Panik als Signal zum Einstieg

Beispiel VDax: Er zeigt die künftigen Kursschwankungen an, die Profis erwarten. Abgelesen wird das an ihren Engagements an der Frankfurter Terminbörse Eurex. Je höher der VDax notiert, desto höhere Schwankungen erwarten die Terminhändler in den folgenden 30 Tagen.

Werte unterhalb von 20 prognostizieren ruhige Börsenphasen. Aktuell notiert der VDax bei knapp über 30 und zeigt deutliche Nervosität. Panik oder eben ein Signal für den finalen Ausverkauf sind das aber noch nicht. Dazu brauchte es in der Vergangenheit Werte über 50.

Oft signalisierten die auch das Ende von längeren Abwärtstrends. Im Corona-Crash Mitte März 2020, dem schnellsten und heftigsten Ausverkauf in der Börsengeschichte, erreichte der VDax übrigens mit 93 sein bisheriges Rekordhoch. Wer damals einstieg, freute sich wenig später über die sportliche Erholung an der Börse.

Keine Glaskugel, aber eine klare Strategie

Kommt es wieder so weit? Schlägt der VDax weiter aus? Möglich. Aber vielleicht bleibt es ja auch bei einer Korrektur und der Crash wird uns erspart. Ich weiß es nicht. Und ich habe leider auch keine Glaskugel. Aber ich habe klare Anlageregeln: Geben die Märkte 20 Prozent und mehr ab, dann kaufe ich beherzt nach.

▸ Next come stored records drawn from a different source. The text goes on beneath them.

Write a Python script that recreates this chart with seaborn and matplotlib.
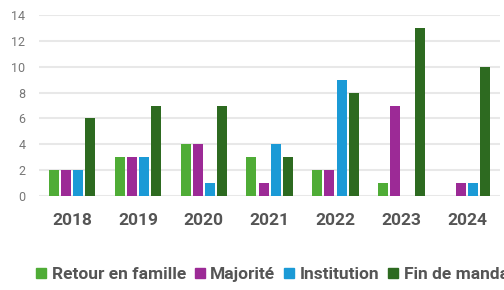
import pandas as pd
import matplotlib.pyplot as plt
import seaborn as sns
from matplotlib.lines import Line2D

# données
annees = ['2018', '2019', '2020', '2021', '2022', '2023', '2024']
series = ['Retour en famille', 'Majorité', 'Institution', 'Fin de mandat']
retour_famille = [2, 3, 4, 3, 2, 1, 0]
majorite = [2, 3, 4, 1, 2, 7, 1]
institution = [2, 3, 1, 4, 9, 0, 1]
fin_mandat = [6, 7, 7, 3, 8, 13, 10]
couleurs = ['#4fac36', '#9c2a96', '#1b9ad6', '#2d6a20']

valeurs = [retour_famille, majorite, institution, fin_mandat]
rows = []
for nom, vals in zip(series, valeurs):
    for a, v in zip(annees, vals):
        rows.append({'Année': a, 'Motif': nom, 'Nombre': v})
df = pd.DataFrame(rows)

sns.set_style('white')
plt.rcParams['font.family'] = ['Roboto', 'DejaVu Sans']

fig = plt.figure(figsize=(5.04, 2.9), dpi=100)
ax = fig.add_axes([0.078, 0.324, 0.914, 0.624])

sns.barplot(data=df, x='Année', y='Nombre', hue='Motif', order=annees,
            hue_order=series, palette=couleurs, width=0.74, gap=0.18,
            saturation=1, linewidth=0, legend=False, ax=ax, zorder=3)

ax.set_ylim(0, 14)
ax.set_xlim(-0.5, 6.5)
ax.set_yticks(range(0, 15, 2))
ax.yaxis.grid(True, color='#e8e8e8', linewidth=1.5, zorder=0)
ax.set_axisbelow(True)
for s in ax.spines.values():
    s.set_visible(False)
ax.set_xlabel('')
ax.set_ylabel('')
ax.tick_params(axis='y', labelsize=9, colors='#777777', length=0, pad=10)
ax.tick_params(axis='x', labelsize=12.5, colors='#555555', length=0, pad=12)
for t in ax.get_xticklabels():
    t.set_fontweight('bold')

# légende en bas (coupée à droite comme l'original)
handles = [Line2D([], [], marker='s', linestyle='', markersize=7.5, color=c) for c in couleurs]
leg = fig.legend(handles, series, loc='center left', bbox_to_anchor=(0.058, 0.055),
                 ncol=4, frameon=False, handlelength=0.6, handletextpad=0.3,
                 columnspacing=0.5, borderaxespad=0, prop={'size': 12.5, 'weight': 'bold'})
for t in leg.get_texts():
    t.set_color('#555555')

fig.savefig('out.png', dpi=100)
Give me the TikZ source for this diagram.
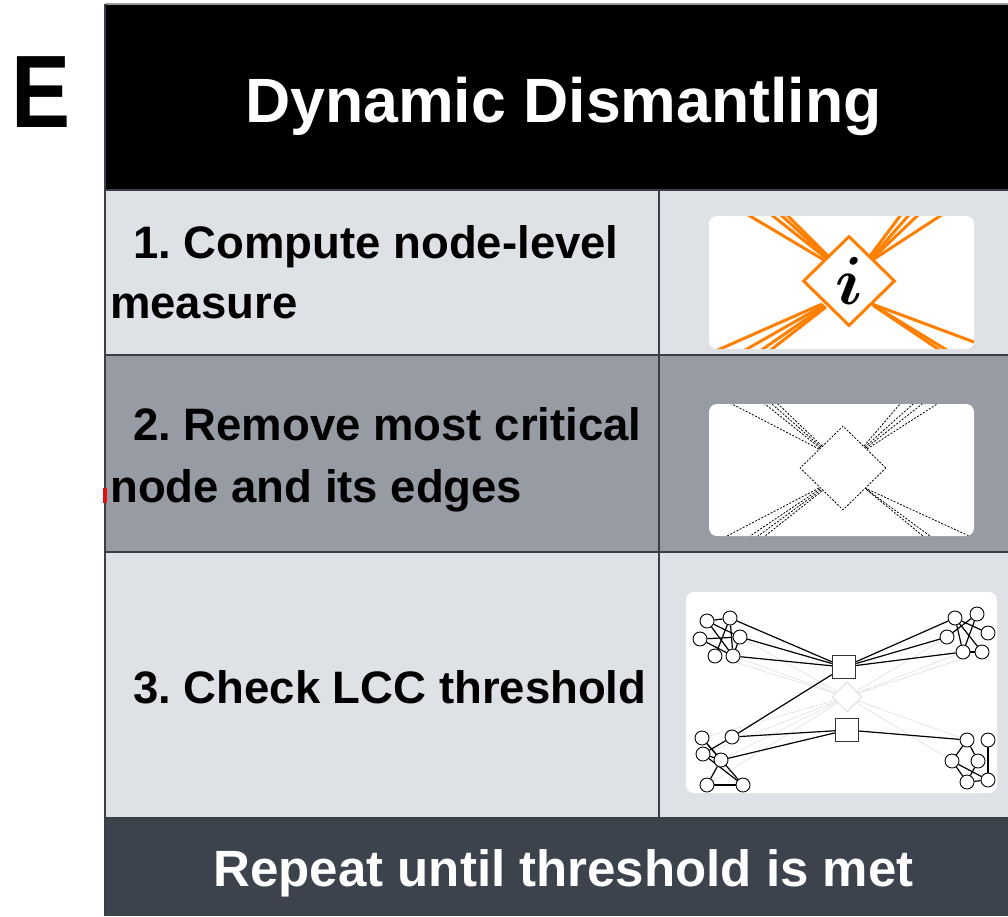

Ich werde am Wochenende also wohl doch mal in mein Depot schauen und ein paar Orders aufgeben. Das habe ich schon im Corona-Crash gemacht und es war ein guter Schachzug. Damals habe ich ein paar ziemlich gute Schnäppchen gemacht, auch wenn ich den Tiefpunkt nicht getroffen habe. Wer schafft das schon?

Positive Überraschungen sind möglich

Wenn auch Sie wie ich langfristig investieren, können Sie langsam aber sicher über Nachkäufe nachdenken. Denn an der Börse wird die Zukunft gehandelt. Eine mögliche Wirtschaftsflaute, sogar eine Rezession ist zumindest teilweise bereits eingepreist, ebenso die Zinserhöhungen, mit denen die Notenbanken gegen die Inflation kämpfen. All das war es schließlich, was den Anlegern die Stimmung verdorben hat.

Natürlich kann es noch weiter abwärts gehen. Die hohen Schwankungen werden uns wohl noch eine Weile begleiten. In den nächsten Tagen nimmt auch die Berichtssaison in den USA Fahrt auf, die Europäer folgen. Die Erwartungen sind nicht sehr hoch, im Gegenteil.

Positive Überraschungen sind also mehr als möglich. Ein Fondsmanager sagte mir neulich, für ihn sei es schon ein sehr gutes Zeichen, wenn die Aktien einzelner Unternehmen nach schlechten Zahlen nicht mehr massiv abgestraft werden. Auch das wäre wohl eine positive Überraschung. Es bleibt spannend!